## Given material:
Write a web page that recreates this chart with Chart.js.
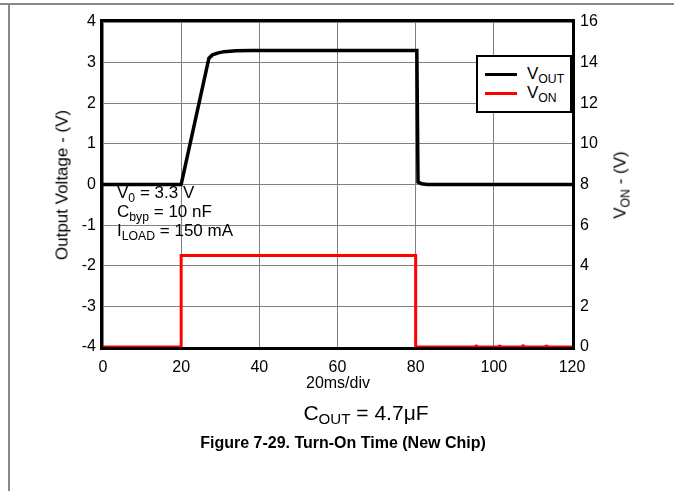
<!DOCTYPE html>
<html>
<head>
<meta charset="utf-8">
<script src="https://cdn.jsdelivr.net/npm/chart.js@4"></script>
<style>
  html, body { margin: 0; padding: 0; background: #fff; }
  body { width: 674px; height: 491px; position: relative; overflow: hidden; font-family: "Liberation Sans", Arial, sans-serif; color: #000; }
  #frameTop { position: absolute; left: 0; top: 3px; width: 674px; height: 2px; background: #888; }
  #frameLeft { position: absolute; left: 8px; top: 3px; width: 2px; height: 488px; background: #888; }
  #signalChart { position: absolute; left: 0; top: 0; }
  .txt { position: absolute; white-space: nowrap; line-height: 1; }
  .center { transform: translate(-50%, -50%); }
  .rot { transform: translate(-50%, -50%) rotate(-90deg); }
  sub { font-size: 72%; vertical-align: -0.3em; line-height: 0; }
  #legend { position: absolute; left: 476px; top: 55px; width: 96px; height: 58px; box-sizing: border-box; border: 2.5px solid #000; background: #fff; }
  .legRow { position: absolute; left: 7px; height: 18px; }
  .legLine { position: absolute; left: 0; top: 8px; width: 32px; height: 3px; }
  .legText { position: absolute; left: 42px; top: 0; font-size: 17px; line-height: 1; white-space: nowrap; }
</style>
</head>
<body>
<div id="frameTop"></div>
<div id="frameLeft"></div>
<canvas id="signalChart" width="674" height="491"></canvas>

<div class="txt rot" style="left:62px; top:185px; font-size:17px;">Output Voltage - (V)</div>
<div class="txt rot" style="left:620px; top:185px; font-size:17px;">V<sub>ON</sub> - (V)</div>
<div class="txt center" style="left:338px; top:383px; font-size:16px;">20ms/div</div>
<div class="txt center" style="left:366px; top:412px; font-size:21px;">C<sub>OUT</sub> = 4.7μF</div>
<div class="txt center" style="left:343px; top:443px; font-size:16px; font-weight:bold;">Figure 7-29. Turn-On Time (New Chip)</div>
<div id="notes"></div>
<div id="legend"></div>

<script>
// output voltage (left axis, V)
const voutTime = [0, 20, 27.1, 28, 29.5, 31, 34, 38, 80.3, 80.6, 81.5, 83, 120]
const voutValues = [0, 0, 3.11, 3.19, 3.24, 3.27, 3.29, 3.3, 3.3, 0.06, 0.02, 0, 0]

// enable voltage (right axis, V)
const vonTime = [0, 20, 20, 80, 80, 95, 95.5, 96, 101, 101.5, 102, 107, 107.5, 108, 113, 113.5, 114, 120]
const vonValues = [0, 0, 4.5, 4.5, 0, 0, 0.05, 0, 0, 0.04, 0, 0, 0.06, 0, 0, 0.04, 0, 0]

const xTicks = [0, 20, 40, 60, 80, 100, 120]
const seriesLabels = ['V<sub>OUT</sub>', 'V<sub>ON</sub>']
const seriesColors = ['#000000', '#ff0000']
const noteLines = ['V<sub>0</sub> = 3.3 V', 'C<sub>byp</sub> = 10 nF', 'I<sub>LOAD</sub> = 150 mA']

const toPoints = (xs, ys) => xs.map((x, i) => ({ x: x, y: ys[i] }))

// annotation text
const notes = document.getElementById("notes")
noteLines.forEach((line, i) => {
    const d = document.createElement("div")
    d.className = "txt"
    d.style.left = "117px"
    d.style.top = (184 + i * 19) + "px"
    d.style.fontSize = "17px"
    d.innerHTML = line
    notes.appendChild(d)
})

// legend
const legend = document.getElementById("legend")
seriesLabels.forEach((label, i) => {
    const row = document.createElement("div")
    row.className = "legRow"
    row.style.top = (8 + i * 19) + "px"
    row.innerHTML = `<div class="legLine" style="background:${seriesColors[i]}"></div><div class="legText">${label}</div>`
    legend.appendChild(row)
})

const plotBox = {
    id: 'plotBox',
    afterDatasetsDraw(chart) {
        const { ctx, chartArea: a } = chart
        ctx.save()
        ctx.strokeStyle = '#000'
        ctx.lineWidth = 3
        ctx.strokeRect(a.left - 1.5, a.top - 1.5, a.right - a.left + 3, a.bottom - a.top + 3)
        ctx.restore()
    }
}

const tickFont = { family: '"Liberation Sans", Arial, sans-serif', size: 16 }
const gridStyle = { color: '#808080', lineWidth: 1, drawTicks: false }

const ctx = document.getElementById("signalChart").getContext("2d")
const signalChart = new Chart(ctx, {
    type: "line",
    data: {
        datasets: [{
            label: 'VOUT',
            data: toPoints(voutTime, voutValues),
            borderColor: seriesColors[0],
            borderWidth: 3.5,
            pointRadius: 0,
            tension: 0,
            yAxisID: 'y'
        }, {
            label: 'VON',
            data: toPoints(vonTime, vonValues),
            borderColor: seriesColors[1],
            borderWidth: 3,
            pointRadius: 0,
            tension: 0,
            yAxisID: 'y2'
        }]
    },
    options: {
        responsive: false,
        animation: false,
        devicePixelRatio: 1,
        layout: { padding: { top: 22, left: 0, right: 0, bottom: 0 } },
        plugins: { legend: { display: false }, tooltip: { enabled: false } },
        scales: {
            x: {
                type: 'linear',
                min: 0, max: 120,
                afterBuildTicks: (s) => { s.ticks = xTicks.map(v => ({ value: v })) },
                afterFit: (s) => { s.height = 144 },
                ticks: { font: tickFont, color: '#000', padding: 11, maxRotation: 0 },
                grid: gridStyle,
                border: { display: false }
            },
            y: {
                position: 'left',
                min: -4, max: 4,
                afterFit: (s) => { s.width = 103 },
                ticks: { stepSize: 1, font: tickFont, color: '#000', padding: 7 },
                grid: gridStyle,
                border: { display: false }
            },
            y2: {
                position: 'right',
                min: 0, max: 16,
                afterFit: (s) => { s.width = 102 },
                ticks: { stepSize: 2, font: tickFont, color: '#000', padding: 8 },
                grid: { drawOnChartArea: false, drawTicks: false },
                border: { display: false }
            }
        }
    },
    plugins: [plotBox]
})
</script>
</body>
</html>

## Written task:
Without including any pictures, print all of the material exactly as given.

## Worked answer:
Write a web page that recreates this chart with Chart.js.
<!DOCTYPE html>
<html>
<head>
<meta charset="utf-8">
<script src="https://cdn.jsdelivr.net/npm/chart.js@4"></script>
<style>
  html, body { margin: 0; padding: 0; background: #fff; }
  body { width: 674px; height: 491px; position: relative; overflow: hidden; font-family: "Liberation Sans", Arial, sans-serif; color: #000; }
  #frameTop { position: absolute; left: 0; top: 3px; width: 674px; height: 2px; background: #888; }
  #frameLeft { position: absolute; left: 8px; top: 3px; width: 2px; height: 488px; background: #888; }
  #signalChart { position: absolute; left: 0; top: 0; }
  .txt { position: absolute; white-space: nowrap; line-height: 1; }
  .center { transform: translate(-50%, -50%); }
  .rot { transform: translate(-50%, -50%) rotate(-90deg); }
  sub { font-size: 72%; vertical-align: -0.3em; line-height: 0; }
  #legend { position: absolute; left: 476px; top: 55px; width: 96px; height: 58px; box-sizing: border-box; border: 2.5px solid #000; background: #fff; }
  .legRow { position: absolute; left: 7px; height: 18px; }
  .legLine { position: absolute; left: 0; top: 8px; width: 32px; height: 3px; }
  .legText { position: absolute; left: 42px; top: 0; font-size: 17px; line-height: 1; white-space: nowrap; }
</style>
</head>
<body>
<div id="frameTop"></div>
<div id="frameLeft"></div>
<canvas id="signalChart" width="674" height="491"></canvas>

<div class="txt rot" style="left:62px; top:185px; font-size:17px;">Output Voltage - (V)</div>
<div class="txt rot" style="left:620px; top:185px; font-size:17px;">V<sub>ON</sub> - (V)</div>
<div class="txt center" style="left:338px; top:383px; font-size:16px;">20ms/div</div>
<div class="txt center" style="left:366px; top:412px; font-size:21px;">C<sub>OUT</sub> = 4.7μF</div>
<div class="txt center" style="left:343px; top:443px; font-size:16px; font-weight:bold;">Figure 7-29. Turn-On Time (New Chip)</div>
<div id="notes"></div>
<div id="legend"></div>

<script>
// output voltage (left axis, V)
const voutTime = [0, 20, 27.1, 28, 29.5, 31, 34, 38, 80.3, 80.6, 81.5, 83, 120]
const voutValues = [0, 0, 3.11, 3.19, 3.24, 3.27, 3.29, 3.3, 3.3, 0.06, 0.02, 0, 0]

// enable voltage (right axis, V)
const vonTime = [0, 20, 20, 80, 80, 95, 95.5, 96, 101, 101.5, 102, 107, 107.5, 108, 113, 113.5, 114, 120]
const vonValues = [0, 0, 4.5, 4.5, 0, 0, 0.05, 0, 0, 0.04, 0, 0, 0.06, 0, 0, 0.04, 0, 0]

const xTicks = [0, 20, 40, 60, 80, 100, 120]
const seriesLabels = ['V<sub>OUT</sub>', 'V<sub>ON</sub>']
const seriesColors = ['#000000', '#ff0000']
const noteLines = ['V<sub>0</sub> = 3.3 V', 'C<sub>byp</sub> = 10 nF', 'I<sub>LOAD</sub> = 150 mA']

const toPoints = (xs, ys) => xs.map((x, i) => ({ x: x, y: ys[i] }))

// annotation text
const notes = document.getElementById("notes")
noteLines.forEach((line, i) => {
    const d = document.createElement("div")
    d.className = "txt"
    d.style.left = "117px"
    d.style.top = (184 + i * 19) + "px"
    d.style.fontSize = "17px"
    d.innerHTML = line
    notes.appendChild(d)
})

// legend
const legend = document.getElementById("legend")
seriesLabels.forEach((label, i) => {
    const row = document.createElement("div")
    row.className = "legRow"
    row.style.top = (8 + i * 19) + "px"
    row.innerHTML = `<div class="legLine" style="background:${seriesColors[i]}"></div><div class="legText">${label}</div>`
    legend.appendChild(row)
})

const plotBox = {
    id: 'plotBox',
    afterDatasetsDraw(chart) {
        const { ctx, chartArea: a } = chart
        ctx.save()
        ctx.strokeStyle = '#000'
        ctx.lineWidth = 3
        ctx.strokeRect(a.left - 1.5, a.top - 1.5, a.right - a.left + 3, a.bottom - a.top + 3)
        ctx.restore()
    }
}

const tickFont = { family: '"Liberation Sans", Arial, sans-serif', size: 16 }
const gridStyle = { color: '#808080', lineWidth: 1, drawTicks: false }

const ctx = document.getElementById("signalChart").getContext("2d")
const signalChart = new Chart(ctx, {
    type: "line",
    data: {
        datasets: [{
            label: 'VOUT',
            data: toPoints(voutTime, voutValues),
            borderColor: seriesColors[0],
            borderWidth: 3.5,
            pointRadius: 0,
            tension: 0,
            yAxisID: 'y'
        }, {
            label: 'VON',
            data: toPoints(vonTime, vonValues),
            borderColor: seriesColors[1],
            borderWidth: 3,
            pointRadius: 0,
            tension: 0,
            yAxisID: 'y2'
        }]
    },
    options: {
        responsive: false,
        animation: false,
        devicePixelRatio: 1,
        layout: { padding: { top: 22, left: 0, right: 0, bottom: 0 } },
        plugins: { legend: { display: false }, tooltip: { enabled: false } },
        scales: {
            x: {
                type: 'linear',
                min: 0, max: 120,
                afterBuildTicks: (s) => { s.ticks = xTicks.map(v => ({ value: v })) },
                afterFit: (s) => { s.height = 144 },
                ticks: { font: tickFont, color: '#000', padding: 11, maxRotation: 0 },
                grid: gridStyle,
                border: { display: false }
            },
            y: {
                position: 'left',
                min: -4, max: 4,
                afterFit: (s) => { s.width = 103 },
                ticks: { stepSize: 1, font: tickFont, color: '#000', padding: 7 },
                grid: gridStyle,
                border: { display: false }
            },
            y2: {
                position: 'right',
                min: 0, max: 16,
                afterFit: (s) => { s.width = 102 },
                ticks: { stepSize: 2, font: tickFont, color: '#000', padding: 8 },
                grid: { drawOnChartArea: false, drawTicks: false },
                border: { display: false }
            }
        }
    },
    plugins: [plotBox]
})
</script>
</body>
</html>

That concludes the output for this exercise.